Septièmes journées de psychiatrie à Annaba

400 millions de malades mentaux dans le monde

N'étaient les interventions des professeurs Moron et Boudef ainsi que celle de Mme Casadebaig, du Groupe d'étude de prévention de suicide (GEPS), la 7e édition des journées de psychiatrie organisée à Annaba les 2 et 3 octobre 2002 serait passée inaperçue.

Venu de France à l'invitation de ses pairs algériens, le Pr Moron avait dû, à maintes reprises, solliciter les participants à cette rencontre pour qu'ils le questionnent et débattent sur le thème qu'il avait traité dans sa communication. Principalement axée sur le suicide dans les pays développés, cette dernière comportait de nombreuses situations vécues.

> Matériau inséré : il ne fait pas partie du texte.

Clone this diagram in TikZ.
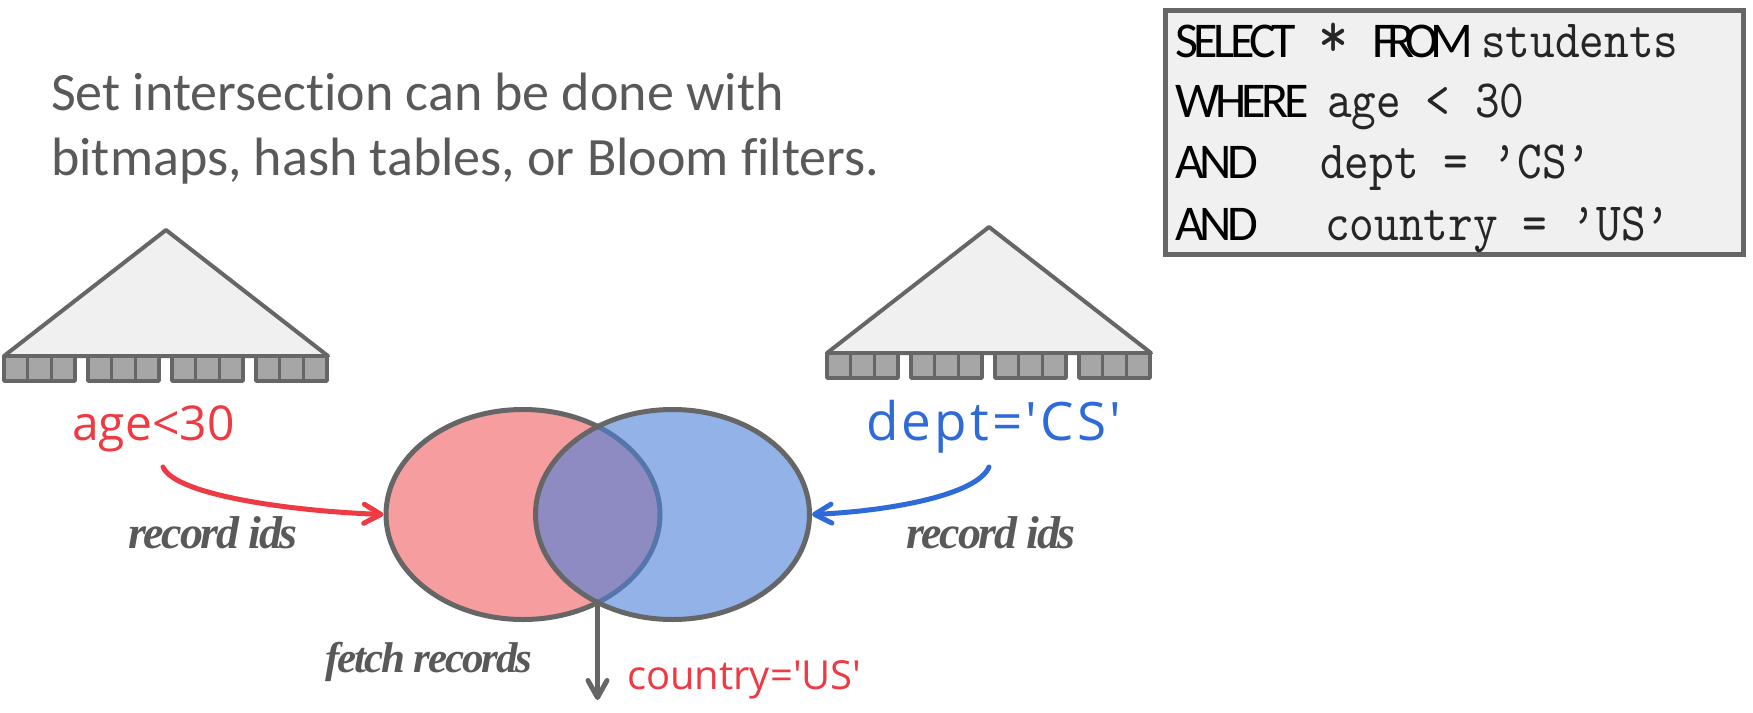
\documentclass[tikz,border=0pt]{standalone}
\usepackage{fontspec}
\usetikzlibrary{shapes.geometric,arrows.meta}
\newfontfamily\titlefont[Ligatures=CommonOff]{Carlito}
\newfontfamily\kwfont[LetterSpace=-9]{Carlito}
\newfontfamily\kwtight[LetterSpace=-16]{Carlito}
\newfontfamily\codefont[Extension=.otf,FakeStretch=0.87]{lmmono10-regular}
\newfontfamily\osfont[Ligatures=TeXOff]{Open Sans}
\newfontfamily\oswide[Ligatures=TeXOff,LetterSpace=6]{Open Sans}
\newfontfamily\lblfont[LetterSpace=-5]{Liberation Serif}
\definecolor{linegray}{HTML}{666666}
\definecolor{txtgray}{HTML}{595959}
\definecolor{lightfill}{HTML}{F0F0F0}
\definecolor{barfill}{HTML}{A6A6A6}
\definecolor{myred}{HTML}{EE3A43}
\definecolor{myblue}{HTML}{2E6BD8}
\definecolor{vennred}{HTML}{F59D9F}
\definecolor{vennblue}{HTML}{4A80DA}
\begin{document}
\begin{tikzpicture}[x=1pt,y=-1pt,
  titletxt/.style={anchor=base west,inner sep=0,text=txtgray,font=\titlefont\fontsize{54}{65}\selectfont},
  sqlbox/.style={draw=linegray,line width=5,fill=lightfill,minimum width=578,minimum height=244,inner sep=0},
  kw/.style={anchor=base west,inner sep=0,text=black,font=\kwfont\fontsize{50}{50}\selectfont},
  kwt/.style={anchor=base west,inner sep=0,text=black,font=\kwtight\fontsize{50}{50}\selectfont},
  code/.style={anchor=base west,inner sep=0,text=black!85,font=\codefont\fontsize{54}{54}\selectfont},
  star/.style={anchor=base west,inner sep=0,text=black!85,font=\codefont\fontsize{66}{66}\selectfont},
  treebody/.style={draw=linegray,line width=4,line join=round,fill=lightfill},
  barcell/.style={draw=linegray,line width=3.5,line join=round,fill=barfill},
  redlbl/.style={anchor=base west,inner sep=0,text=myred,font=\osfont\fontsize{48}{48}\selectfont},
  bluelbl/.style={anchor=base west,inner sep=0,text=myblue,font=\oswide\fontsize{53}{53}\selectfont},
  smallred/.style={anchor=base west,inner sep=0,text=myred,font=\osfont\fontsize{40}{40}\selectfont},
  lbl/.style={anchor=base west,inner sep=0,text=txtgray,font=\lblfont\bfseries\itshape\fontsize{46}{46}\selectfont},
  smalllbl/.style={anchor=base west,inner sep=0,text=txtgray,font=\lblfont\bfseries\itshape\fontsize{43}{43}\selectfont},
  vennL/.style={ellipse,draw=linegray,line width=5,fill=vennred,minimum width=274,minimum height=210,inner sep=0},
  vennR/.style={ellipse,draw=linegray,line width=5,fill=vennblue,fill opacity=0.6,draw opacity=1,minimum width=274,minimum height=210,inner sep=0},
  flow/.style={line width=5,line cap=round,-{Straight Barb[length=17pt,width=19pt,round]}},
  idxtree/.pic={
    \path[treebody] (0,0) -- (-162,126) -- (162,126) -- cycle;
    \foreach \g in {-162,-78,6,90}{
      \foreach \k in {0,1,2}{
        \path[barcell] ({\g+\k*23.67},126) rectangle ++(23.67,25);
      }
    }
  }
]
\path[fill=white] (0,0) rectangle (1753,712);
\useasboundingbox (0,0) rectangle (1753,712);

% title
\node[titletxt] (t1) at (51,110) {Set intersection can be done with};
\node[titletxt] (t2) at (51,175) {bitmaps, hash tables, or Bloom filters.};

% SQL box
\node[sqlbox] (sql) at (1454.5,132.5) {};
\node[kw] (k1) at (1175,57) {SELECT};
\node[star] (c0) at (1318,57) {*};
\node[kwt] (k2) at (1372,57) {FROM};
\node[code] (c1) at (1481,57) {students};
\node[kw] (k3) at (1175,117) {WHERE};
\node[code] (c2) at (1327,117) {age < 30};
\node[kw] (k4) at (1175,178) {AND};
\node[code] (c3) at (1320,178) {dept = ’CS’};
\node[kw] (k5) at (1175,240) {AND};
\node[code] (c4) at (1325,240) {country = ’US’};

% index trees
\pic at (166,230) {idxtree};
\pic at (989,227) {idxtree};

% predicates
\node[redlbl] (age) at (72,440) {age<30};
\node[bluelbl] (dept) at (866,440) {dept='CS'};

% Venn diagram
\node[vennL] (L) at (523,514.5) {};
\node[vennR] (R) at (672.5,514.5) {};

% arrows
\coordinate (agearr) at (163,467);
\coordinate (deptarr) at (989,467);
\coordinate (isect) at (597.5,602);
\coordinate (down) at (597.5,700);
\draw[flow,myred] (agearr) .. controls (175,495) and (290,511) .. (L.west);
\draw[flow,myblue] (deptarr) .. controls (977,495) and (890,511) .. (R.east);
\draw[flow,linegray] (isect) -- (down);

% labels
\node[lbl] (rid1) at (128,548) {record ids};
\node[lbl] (rid2) at (906,548) {record ids};
\node[smalllbl] (fetch) at (325,672) {fetch records};
\node[smallred] (country) at (627,689) {country='US'};
\end{tikzpicture}
\end{document}
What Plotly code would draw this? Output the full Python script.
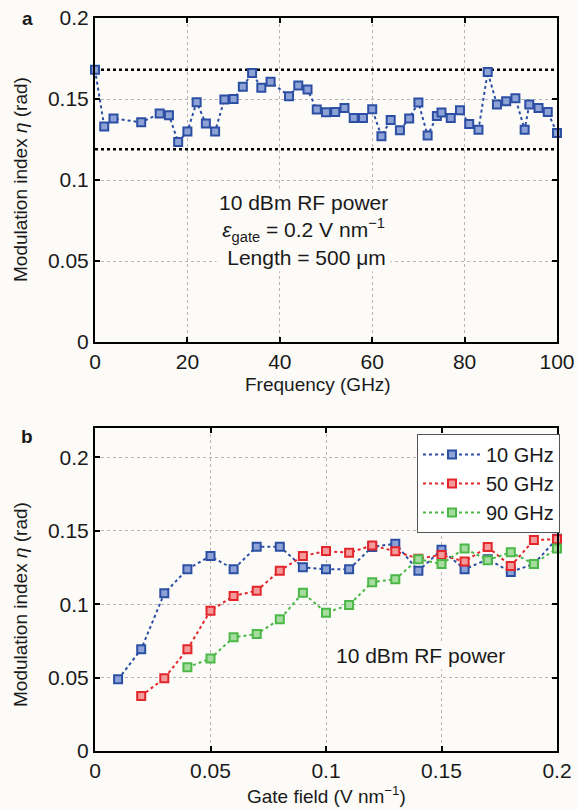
import plotly.graph_objects as go

# ---------------- data ----------------
freq_ghz = [0, 2, 4, 10, 14, 16, 18, 20, 22, 24, 26, 28, 30, 32, 34, 36, 38,
            42, 44, 46, 48, 50, 52, 54, 56, 58, 60, 62, 64, 66, 68, 70, 72,
            74, 75, 77, 79, 81, 83, 85, 87, 89, 91, 93, 94, 96, 98, 100]
eta_freq = [0.168, 0.133, 0.138, 0.1356, 0.141, 0.140, 0.1235, 0.130, 0.148,
            0.1348, 0.130, 0.1497, 0.150, 0.1575, 0.166, 0.157, 0.1606,
            0.1517, 0.1583, 0.1558, 0.1435, 0.1418, 0.142, 0.1445, 0.1383,
            0.1383, 0.1437, 0.127, 0.137, 0.1307, 0.138, 0.1478, 0.1274,
            0.1395, 0.1416, 0.1383, 0.143, 0.1346, 0.131, 0.1666, 0.1466,
            0.1486, 0.1505, 0.131, 0.1466, 0.1445, 0.142, 0.129]
bound_x = [0, 100]
bound_upper = 0.168
bound_lower = 0.119

gate_10 = [0.01, 0.02, 0.03, 0.04, 0.05, 0.06, 0.07, 0.08, 0.09, 0.10,
           0.11, 0.12, 0.13, 0.14, 0.15, 0.16, 0.17, 0.18, 0.19, 0.20]
eta_10 = [0.0488, 0.0693, 0.1074, 0.1238, 0.1328, 0.1238, 0.1392, 0.1392,
          0.1251, 0.1238, 0.1238, 0.139, 0.1412, 0.1228, 0.137, 0.1238,
          0.1306, 0.122, 0.1274, 0.1446]
gate_50 = [0.02, 0.03, 0.04, 0.05, 0.06, 0.07, 0.08, 0.09, 0.10, 0.11,
           0.12, 0.13, 0.14, 0.15, 0.16, 0.17, 0.18, 0.19, 0.20]
eta_50 = [0.0375, 0.0495, 0.0693, 0.0956, 0.1056, 0.1092, 0.1228, 0.1328,
          0.1362, 0.135, 0.140, 0.136, 0.131, 0.1335, 0.129, 0.139, 0.126,
          0.1437, 0.1442]
gate_90 = [0.04, 0.05, 0.06, 0.07, 0.08, 0.09, 0.10, 0.11, 0.12, 0.13,
           0.14, 0.15, 0.16, 0.17, 0.18, 0.19, 0.20]
eta_90 = [0.057, 0.063, 0.0774, 0.0797, 0.0897, 0.1078, 0.0942, 0.0995,
          0.115, 0.117, 0.1306, 0.1274, 0.138, 0.130, 0.1353, 0.1274, 0.138]

freq_ticks = [0, 20, 40, 60, 80, 100]
freq_ticktext = ["0", "20", "40", "60", "80", "100"]
eta_ticks = [0, 0.05, 0.1, 0.15, 0.2]
eta_ticktext = ["0", "0.05", "0.1", "0.15", "0.2"]
gate_ticks = [0, 0.05, 0.1, 0.15, 0.2]
gate_ticktext = ["0", "0.05", "0.1", "0.15", "0.2"]

# ---------------- styling ----------------
W, H = 577, 810
FONT = "Liberation Sans, Arial, sans-serif"
BG = "#fcfbf8"
BLUE, BLUE_F = "#2d4fa3", "#8da2d6"
RED, RED_F = "#e3262b", "#f39a9a"
GREEN, GREEN_F = "#4cb847", "#a6dc9f"

def px_x(p):
    return p / W

def px_y(p):
    return 1 - p / H

fig = go.Figure()

def series(x, y, color, fill, name, xa, ya, showlegend):
    return go.Scatter(
        x=x, y=y, name=name, xaxis=xa, yaxis=ya, mode="lines+markers",
        line=dict(color=color, width=2, dash="dot"),
        marker=dict(symbol="square", size=8, color=fill,
                    line=dict(color=color, width=2)),
        cliponaxis=False, showlegend=showlegend)

# panel a
for yv in (bound_upper, bound_lower):
    fig.add_trace(go.Scatter(x=bound_x, y=[yv, yv], mode="lines",
                             line=dict(color="black", width=2.5, dash="dot"),
                             xaxis="x", yaxis="y", showlegend=False,
                             hoverinfo="skip"))
fig.add_trace(series(freq_ghz, eta_freq, BLUE, BLUE_F, "freq", "x", "y", False))

# panel b
fig.add_trace(series(gate_10, eta_10, BLUE, BLUE_F, "10 GHz", "x2", "y2", True))
fig.add_trace(series(gate_50, eta_50, RED, RED_F, "50 GHz", "x2", "y2", True))
fig.add_trace(series(gate_90, eta_90, GREEN, GREEN_F, "90 GHz", "x2", "y2", True))

axis_common = dict(
    showline=True, linecolor="black", linewidth=2, mirror="ticks",
    ticks="inside", ticklen=5, tickwidth=1.5, tickcolor="black",
    showgrid=True, gridcolor="#b5b5b5", griddash="dot", gridwidth=1,
    zeroline=False, tickfont=dict(family=FONT, size=21, color="#1a1a1a"),
    automargin=False,
)

xdom = [px_x(95), px_x(557)]
fig.update_layout(
    width=W, height=H, margin=dict(l=0, r=0, t=0, b=0),
    paper_bgcolor=BG, plot_bgcolor=BG,
    font=dict(family=FONT, size=19, color="#1a1a1a"),
    xaxis=dict(axis_common, domain=xdom, range=[0, 100], anchor="y",
               tickvals=freq_ticks, ticktext=freq_ticktext),
    yaxis=dict(axis_common, domain=[px_y(342), px_y(18)], range=[0, 0.2],
               anchor="x", tickvals=eta_ticks, ticktext=eta_ticktext),
    xaxis2=dict(axis_common, domain=xdom, range=[0, 0.2], anchor="y2",
                tickvals=gate_ticks, ticktext=gate_ticktext),
    yaxis2=dict(axis_common, domain=[px_y(751), px_y(428)], range=[0, 0.22],
                anchor="x2", tickvals=eta_ticks, ticktext=eta_ticktext),
    legend=dict(x=px_x(560), y=px_y(434), xanchor="right", yanchor="top",
                bgcolor="white", bordercolor="#555555", borderwidth=1,
                font=dict(family=FONT, size=20, color="#1a1a1a"),
                itemwidth=58, tracegroupgap=0),
    showlegend=True,
)

ann = []
def text(x, y, s, size=19, **kw):
    d = dict(x=px_x(x), y=px_y(y), xref="paper", yref="paper", text=s,
             showarrow=False, font=dict(family=FONT, size=size, color="#1a1a1a"),
             xanchor="center", yanchor="middle")
    d.update(kw)
    ann.append(d)

# panel letters
text(27, 18, "<b>a</b>", size=19)
text(27, 436, "<b>b</b>", size=19)
# axis titles
text(20, 180, "Modulation index <i>η</i> (rad)", size=19, textangle=-90)
text(20, 605, "Modulation index <i>η</i> (rad)", size=19, textangle=-90)
text(318, 384, "Frequency (GHz)", size=19)
text(326, 795, "Gate field (V nm<sup>−1</sup>)", size=19)
# in-plot notes
text(303, 230, "10 dBm RF power<br><i>ε</i><sub>gate</sub> = 0.2 V nm<sup>−1</sup><br> Length = 500 μm",
     size=21, bgcolor=BG, borderpad=2)
text(421, 655, "10 dBm RF power", size=21, bgcolor=BG, borderpad=2)

fig.update_layout(annotations=ann)
fig.write_html("out.html",
               config={"displayModeBar": False},
               post_script="document.body.style.margin='0px';"
                           "document.body.style.overflow='hidden';")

«La façon avec laquelle est décrit l'acte du suicide par les médias est subversive. Elle l'est particulièrement en milieu juvénile où les tentatives de suicide sont devenues presque habituelles. C'est la conclusion majeure à laquelle je suis arrivé après 40 ans de carrière et 12 000 tentatives de suicide traitées.» Contrairement aux autres intervenants, ce psychiatre avait présenté à l'appui de ses affirmations des exemples frappants touchant principalement des jeunes de 15 à 24 ans.«En médiatisant les cas de suicide et en l'absence de soutien psychologique en milieux environnants, ces jeunes considèrent le suicide comme mode de choix de fin de vie, c'est-à-dire qu'ils décident de vivre autrement», a précisé le Pr Moron se référant à des études qui lui ont permis de déterminer que les modes les plus usités restent la pendaison et l'empoisonnement par les médicaments. Pour illustrer ses affirmations, il a précisé : «En Europe et au Japon, ces jeunes choisissent de mourir de la même manière que leurs idoles acteurs et artistes. C'est la contagiosité de la crise suicidaire.
Dans les pays du Tiers-monde, le suicide est imputé aux problèmes sociaux et à la mauvaise prise en charge psychologique des sujets présentant des crises suicidaires polymorphes. Il existe le suicidaire, le suicidé, le suicidant, le para suicidaire, où l'on note la non-gravité du geste suicidaire, un tout nouveau lexique de la psychiatrie». Spécialisée dans la prévention des suicides, Mme Casadebaig a axé son intervention sur des études effectuées pendant une dizaine d'années sur les suicides en milieu schizophrène de 15 % supérieur à celui des populations normales. Argumentant l'absence, en Europe et dans le Tiers-monde de statistiques fiables sur le nombre de suicide, elle a souligné la nécessité de multiplier les centres et instituts médico-légaux.«Suivies par l'administration de l'état civil lors de l'établissement de l'acte de décès qui doit comporter la cause, ces structures peuvent être d'un grand apport», a-t-elle dit.
Comme pour lui répondre, la représentante du centre médico-psychiatrique (CMP) de Annaba a précisé que depuis l'ouverture du CMP Annaba en 2000 et jusqu'à 2002, 167 tentatives de suicide ont été enregistrées. Si le suicide atteint 72,47 % chez les femmes, cela est dû à des troubles anxieux. Sur ce thème «Suicide», les psychiatres algériens tunisiens et marocains sont restés étrangement silencieux comme s'il s'agissait d'une question relevant du secret d'Etat. Leur silence fut quelque peu brisé par l'intervention d'un de leurs confrères algériens de l'hôpital militaire de Constantine. Ce psychiatre a abordé une analyse sur l'intentionnalité et les divergences américaines et européennes sur la relation du niveau de vie et le phénomène du suicide. Selon les dernières statistiques officielles de l'OMS, 400 millions de malades mentaux sont dénombrés dans le monde. Rappelons que l'année 2001 a été décrétée «Année de la santé mentale» par l'OMS.